Stattdessen orientiert er sich an Michael Hanekes „Funny Games“ und Lars von Triers „Antichrist“. Dazu trägt nicht nur die unverhohlen ausgestellte Gewalt bei, sondern auch die Haltung des Films zu seinen Protagonisten: Er distanziert sich nicht von der Erklärung der Täter, die auf die Frage „Warum tut ihr uns das an?“ mit „Weil ihr es zulasst“ antworten. Stattdessen suggeriert er eine Mitschuld der Opfer an ihrem Schicksal. Verweichlicht, von einem selbstzerstörerischen Pazifismus gelähmt und handlungsunfähig bis zur Verantwortungslosigkeit, haben es Louise und Bjørn vielleicht nicht anders verdient. Das Ende ist ein Schlag ins Gesicht der christlichen Glaubenssätze, der Klügere gäbe nach, oder man solle auch die andere Wange hinhalten.

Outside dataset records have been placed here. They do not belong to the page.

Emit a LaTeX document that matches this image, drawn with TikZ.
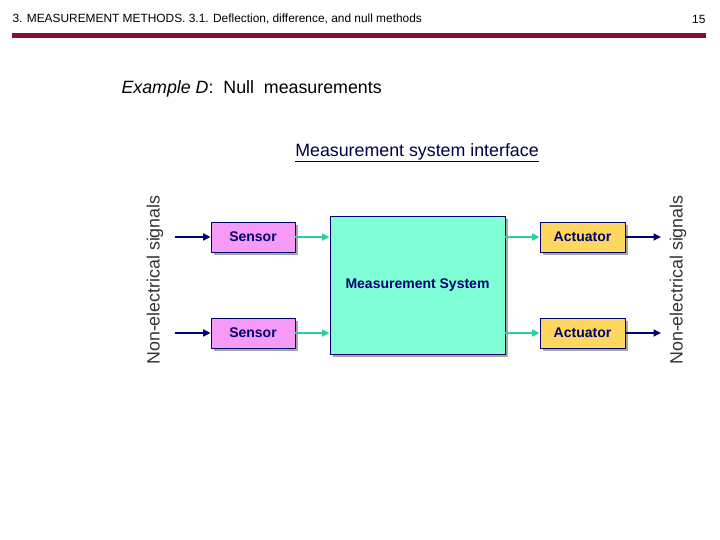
\documentclass[tikz,border=0pt]{standalone}
\usepackage{fontspec}
\setmainfont{Liberation Sans}
\usetikzlibrary{arrows.meta, shadows}
\definecolor{barmaroon}{RGB}{140,10,60}
\definecolor{labnavy}{RGB}{0,0,110}
\definecolor{senspink}{RGB}{245,155,245}
\definecolor{msaqua}{RGB}{128,255,215}
\definecolor{actgold}{RGB}{255,215,95}
\definecolor{sigteal}{RGB}{45,205,160}
\tikzset{
  >={Triangle[length=2.6mm, width=2.4mm]},
  sigwire/.style ={line width=2pt, labnavy},
  elwire/.style  ={line width=2.2pt, sigteal},
  block/.style   ={rectangle, draw=labnavy, line width=0.8pt, text=labnavy,
                   font=\bfseries\fontsize{14}{16}\selectfont,
                   drop shadow={shadow xshift=3pt, shadow yshift=-3pt, opacity=1, fill=gray!70}},
  sensbox/.style ={block, fill=senspink, minimum width=84pt, minimum height=30pt},
  actbox/.style  ={block, fill=actgold, minimum width=85pt, minimum height=30pt},
  sidelabel/.style={rotate=90, text=black!80, font=\fontsize{17.8}{20}\selectfont},
}
\begin{document}
\begin{tikzpicture}[x=1pt, y=-1pt]
  \useasboundingbox (0,0) rectangle (720,540);
  % --- slide header ---------------------------------------------------------
  \node[anchor=west, font=\fontsize{11.9}{14}\selectfont] (head) at (9,19)
    {3. MEASUREMENT METHODS. 3.1. Deflection, difference, and null methods};
  \node[anchor=east, font=\fontsize{11.9}{14}\selectfont] (pageno) at (709,19) {15};
  \fill[barmaroon] (12,33) rectangle (706,38);
  \node[anchor=west, font=\fontsize{17.8}{20}\selectfont] (title) at (118,89)
    {\textit{Example D}: \ Null \ measurements};
  \node[font=\fontsize{17.8}{20}\selectfont, text=labnavy!60!black] (iface) at (417,153)
    {\underline{Measurement system interface}};

  % --- blocks ---------------------------------------------------------------
  \node[sensbox] (sen1) at (253,237) {Sensor};
  \node[sensbox] (sen2) at (253,333) {Sensor};
  \node[block, fill=msaqua, minimum width=175pt, minimum height=138pt] (ms) at (417.5,285)
    {Measurement System};
  \node[actbox]  (act1) at (582.5,237) {Actuator};
  \node[actbox]  (act2) at (582.5,333) {Actuator};

  \node[sidelabel] (nesin)  at (155,280) {Non-electrical signals};
  \node[sidelabel] (nesout) at (678,280) {Non-electrical signals};

  \coordinate (in1)  at (175,237);
  \coordinate (in2)  at (175,333);
  \coordinate (out1) at (661,237);
  \coordinate (out2) at (661,333);

  % --- connectors -----------------------------------------------------------
  \draw[sigwire,->] (in1) -- (sen1.west);
  \draw[sigwire,->] (in2) -- (sen2.west);
  \draw[elwire,->] (sen1.east) -- (sen1.east -| ms.west);
  \draw[elwire,->] (sen2.east) -- (sen2.east -| ms.west);
  \draw[elwire,->] (act1.west -| ms.east) -- (act1.west);
  \draw[elwire,->] (act2.west -| ms.east) -- (act2.west);
  \draw[sigwire,->] (act1.east) -- (out1);
  \draw[sigwire,->] (act2.east) -- (out2);
\end{tikzpicture}
\end{document}
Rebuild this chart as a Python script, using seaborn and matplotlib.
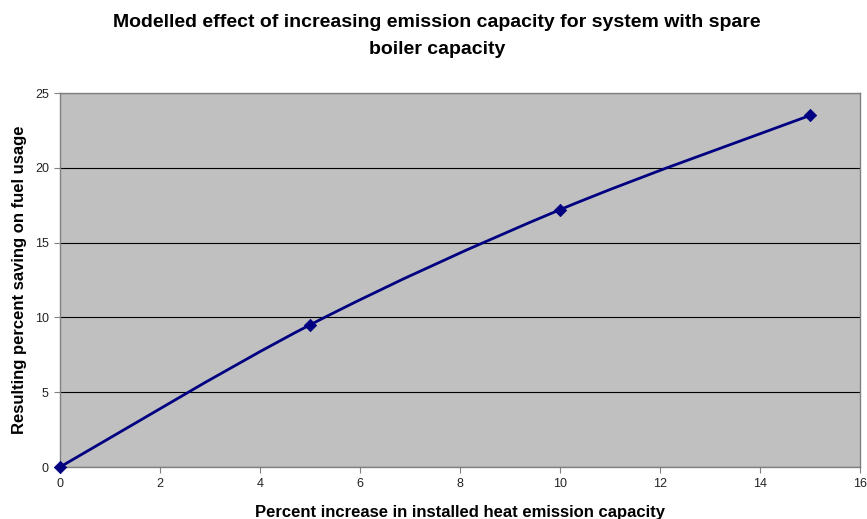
import numpy as np
import pandas as pd
import matplotlib
matplotlib.use("Agg")
import matplotlib.pyplot as plt
from matplotlib.path import Path
from matplotlib.patches import PathPatch
import seaborn as sns

x_values = [0, 5, 10, 15]
y_values = [0, 9.5, 17.2, 23.5]
x_ticks = [0, 2, 4, 6, 8, 10, 12, 14, 16]
y_ticks = [0, 5, 10, 15, 20, 25]
title = "Modelled effect of increasing emission capacity for system with spare\nboiler capacity"
x_label = "Percent increase in installed heat emission capacity"
y_label = "Resulting percent saving on fuel usage"

sns.set_style("white")
plt.rcParams['font.family'] = ['Liberation Sans', 'DejaVu Sans']

df = pd.DataFrame({"x": x_values, "y": y_values})

fig = plt.figure(figsize=(8.67, 5.19), dpi=100)
ax = fig.add_axes([60/867, 1-467/519, 800/867, 374/519])
ax.set_facecolor("#C0C0C0")

# smooth curve (Catmull-Rom style Bezier through the data points)
pts = np.column_stack([df["x"].to_numpy(float), df["y"].to_numpy(float)])
ext = np.vstack([pts[0], pts, pts[-1]])
verts = [tuple(pts[0])]
codes = [Path.MOVETO]
for i in range(1, len(ext) - 2):
    p0, p1, p2, p3 = ext[i-1], ext[i], ext[i+1], ext[i+2]
    c1 = p1 + (p2 - p0) / 6
    c2 = p2 - (p3 - p1) / 6
    verts += [tuple(c1), tuple(c2), tuple(p2)]
    codes += [Path.CURVE4] * 3
ax.add_patch(PathPatch(Path(verts, codes), facecolor="none", edgecolor="#000080",
                       lw=2, zorder=3))
sns.scatterplot(data=df, x="x", y="y", marker="D", s=40, color="#000080",
                edgecolor="#000080", ax=ax, zorder=4, clip_on=False)

ax.set_xlim(0, 16)
ax.set_ylim(0, 25)
ax.set_xticks(x_ticks)
ax.set_yticks(y_ticks)
ax.yaxis.grid(True, color="black", lw=0.8)
ax.set_axisbelow(True)
for s in ax.spines.values():
    s.set_color("#808080")
    s.set_linewidth(1)
ax.tick_params(axis="both", direction="out", length=4, width=0.8, color="#808080",
               labelsize=9, labelcolor="#222222", pad=4, bottom=True, left=True)
ax.set_xlabel(x_label, fontsize=12, fontweight="bold", labelpad=10.5, color="black")
ax.set_ylabel(y_label, fontsize=12, fontweight="bold", labelpad=6, color="black")
fig.suptitle(title, fontsize=14, fontweight="bold", x=437/867, y=1 - 14/519,
             va="top", linespacing=1.75, color="black")

fig.savefig("out.png", dpi=100)
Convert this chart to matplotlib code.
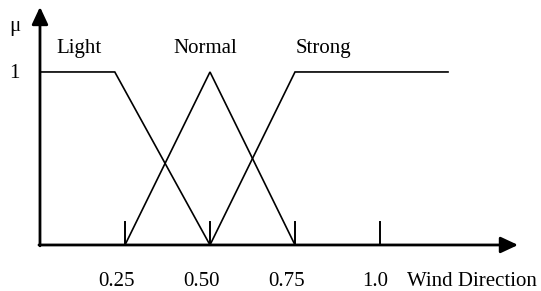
import matplotlib.pyplot as plt

# membership functions (x, mu)
light_x = [0.0, 0.22, 0.5]
light_y = [1, 1, 0]
normal_x = [0.25, 0.5, 0.75]
normal_y = [0, 1, 0]
strong_x = [0.5, 0.75, 1.2]
strong_y = [0, 1, 1]

set_names = ["Light", "Normal", "Strong"]
tick_values = [0.25, 0.5, 0.75, 1.0]
tick_labels = ["0.25", "0.50", "0.75", "1.0"]

plt.rcParams['font.family'] = ['Liberation Serif', 'DejaVu Serif']

fig = plt.figure(figsize=(5.41, 2.91), dpi=100)
ax = fig.add_axes([0, 0, 1, 1])
ax.set_xlim(-0.1176, 1.4735)
ax.set_ylim(-0.266, 1.416)
ax.axis('off')

# curves
for xs, ys in [(light_x, light_y), (normal_x, normal_y), (strong_x, strong_y)]:
    ax.plot(xs, ys, color='black', lw=1.2, solid_joinstyle='miter')

# axes with arrows
arrow = dict(arrowstyle='-|>,head_length=0.75,head_width=0.35', mutation_scale=14,
             lw=2.0, color='black', shrinkA=0, shrinkB=0)
ax.annotate('', xy=(1.406, 0), xytext=(-0.003, 0), arrowprops=arrow)
ax.annotate('', xy=(0, 1.376), xytext=(0, -0.005), arrowprops=arrow)

# tick marks
for t in tick_values:
    ax.plot([t, t], [0, 0.13], color='black', lw=1.4)

fs = 15
# tick labels sit a little left of their ticks
for t, lab in zip(tick_values, tick_labels):
    xpos = t - 0.025 if t < 1.0 else t - 0.015
    ax.text(xpos, -0.237, lab, ha='center', va='baseline', fontsize=fs)
ax.text(1.08, -0.237, "Wind Direction", ha='left', va='baseline', fontsize=fs)

ax.text(-0.074, 1.234, "μ", ha='center', va='baseline', fontsize=fs)
ax.text(-0.074, 0.965, "1", ha='center', va='baseline', fontsize=fs)

label_x = [0.116, 0.485, 0.835]
for name, lx in zip(set_names, label_x):
    ax.text(lx, 1.11, name, ha='center', va='baseline', fontsize=fs)

fig.savefig("out.png", dpi=100)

Der Horrorfilm gehört ja insofern zu den gesellschaftskritischen Gattungen, als er sich in erster Linie fragen muss, was aktuell das größte Hindernis des menschlichen Glücks darstellt, und es sich dann zur Aufgabe macht, diesen Feind zu personifizieren. Hier findet sich der Feind auf der Mikroebene, den Minimal-Aggressionen falscher Freundlichkeit, Hörigkeit und Toleranz. Insofern diese nicht nur bei den Tätern, sondern vor allem auch bei den Opfern zu verorten sind, gelingt dem atmosphärisch dichten, überzeugend besetzten Film ein schockierender, wahrscheinlich nicht für alle erträglicher Kommentar zu den Abgründen des liberalen Lächelns.